A local funeral home went out of business recently. They’d had a mini death library of books about grieving and death at the funeral home and since they went out of business they donated the books to our library used book sale.
Our library had the used book sale.
I now have a mini death library.
One of those books is “Living When a Loved One Has Died” by Earl A. Grollman. I had heard of the book before, and if a book about death and grieving can be considered “pop culture,” I might venture to say this one has that status. It was first published in 1977 and seems to be a staple in libraries, at least when I look. (Whenever I visit a library, I evaluate two sections in non-fiction: sex and death. I know. Please, don’t stop reading.)
But unlike sex books from the 1970’s that I want to scream why is this still on the shelf, I’ll now be happy when I find this book on grieving, because it is fantastic.
The book is short and each page is very concise. There are no more than a few sentences on each page and they are spaced out leaving a lot of white space. Think like opening a book of poetry.
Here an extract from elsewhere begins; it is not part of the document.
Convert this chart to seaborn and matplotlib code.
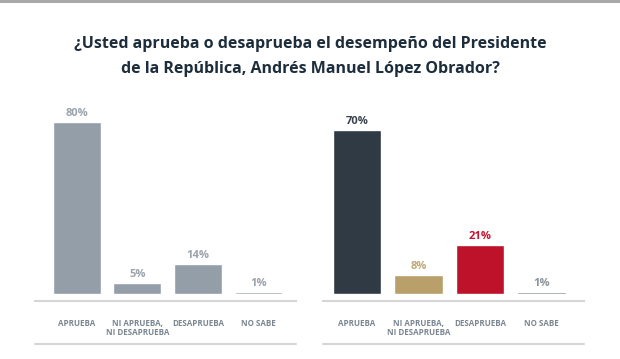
import matplotlib
matplotlib.use("Agg")
import matplotlib.pyplot as plt
import seaborn as sns
import pandas as pd

categorias = ["APRUEBA", "NI APRUEBA,\nNI DESAPRUEBA", "DESAPRUEBA", "NO SABE"]
valores_izq = [80, 5, 14, 1]
valores_der = [70, 8, 21, 1]
etiquetas_izq = ["80%", "5%", "14%", "1%"]
etiquetas_der = ["70%", "8%", "21%", "1%"]

colores_izq = ["#949ea8", "#949ea8", "#949ea8", "#949ea8"]
colores_der = ["#2f3a45", "#b9a06b", "#bd1229", "#7e8791"]
texto_izq = ["#9aa3ac", "#9aa3ac", "#9aa3ac", "#9aa3ac"]
texto_der = ["#3a444e", "#c0a776", "#c8112e", "#8a939c"]

titulo = "¿Usted aprueba o desaprueba el desempeño del Presidente\nde la República, Andrés Manuel López Obrador?"

sns.set_style("white")
plt.rcParams["font.family"] = ["Open Sans", "DejaVu Sans"]

W, H = 620, 359
fig = plt.figure(figsize=(W / 100, H / 100), dpi=100)


def px_axes(x0, x1, y_top, y_bot):
    return fig.add_axes([x0 / W, 1 - y_bot / H, (x1 - x0) / W, (y_bot - y_top) / H])


def panel(ax, valores, etiquetas, colores, colores_txt, xlim, px_unit):
    df = pd.DataFrame({"cat": categorias, "val": valores})
    sns.barplot(data=df, x="cat", y="val", hue="cat", palette=colores,
                width=0.79, legend=False, ax=ax, saturation=1)
    ax.set_xlim(*xlim)
    alto = ax.get_position().height * H
    ax.set_ylim(-7 / px_unit, (alto - 7) / px_unit)
    for cont, txt, c in zip(ax.containers, etiquetas, colores_txt):
        ax.bar_label(cont, labels=[txt], padding=2, color=c,
                     fontsize=8, fontweight="bold")
    for s in ["top", "right", "left"]:
        ax.spines[s].set_visible(False)
    ax.spines["bottom"].set_color("#d6d6d6")
    ax.spines["bottom"].set_linewidth(1.5)
    ax.set_yticks([])
    ax.set_xlabel("")
    ax.set_ylabel("")
    ax.tick_params(axis="x", length=0, pad=13, labelsize=5.8, labelcolor="#7b8691")
    for t in ax.get_xticklabels():
        t.set_fontweight("bold")
        t.set_linespacing(1.05)
    ax.plot([0, 1], [-43 / alto, -43 / alto], transform=ax.transAxes,
            color="#d6d6d6", lw=1.5, clip_on=False)


ax1 = px_axes(35, 296, 101, 301)
panel(ax1, valores_izq, etiquetas_izq, colores_izq, texto_izq, (-0.69, 3.62), 2.15)

ax2 = px_axes(323, 584, 101, 301)
panel(ax2, valores_der, etiquetas_der, colores_der, texto_der, (-0.55, 3.69), 2.35)

fig.text(0.5, 1 - 56.5 / H, titulo, ha="center", va="center", fontsize=11.5,
         fontweight="bold", color="#1d2d3c", linespacing=1.75)

# borde superior gris
fig.add_artist(plt.Rectangle((0, 1 - 3 / H), 1, 3 / H, transform=fig.transFigure,
                             color="#a9a9a9", lw=0))

fig.savefig("out.png", dpi=100)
But just because the book is concise doesn’t mean it is light on meaning or impact. This book artfully brings so much philosophy, comfort, psychology, and empowerment in few, well-chosen words.
There are four sections: Shock, Suffering, Recovery, and A new life. There are simple black and white photos sprinkled throughout the text that add visual pacing without being distracting.
Now, I’m not grieving at the moment and I could have read this whole book very quickly. And though I did read it in a day, there was nothing about the prose that made me rush through. Each word was weighted and commanded my thought. The narration literally guided my pace. Deep breathe, deep breathe. I think that someone wading through the fog of grief would be helped by this purposeful guidance in the text. The book starts at the bottom and slowly guides the reader through, without (in my opinion) becoming overwhelming.
If you just open to a random page, you might think the book will be too harsh for a grieving person. Because the author does not shy away from confronting some of the deeper, more gritty aspects of grief. But those conversations are necessary, and when placed in the context of the overall journey the book takes the reader on, I believe these confrontations of darker aspects of grief are effective for working through them.
I’m glad I found this book now. Some parts made my heart hurt to read, knowing that I could be feeling these things when I do lose someone close to me. But I am grateful that I discovered a tool that I know can be there for me to use when I need it. Thus, I wanted to share it with you, today, so you or someone you know might consider using this book as well.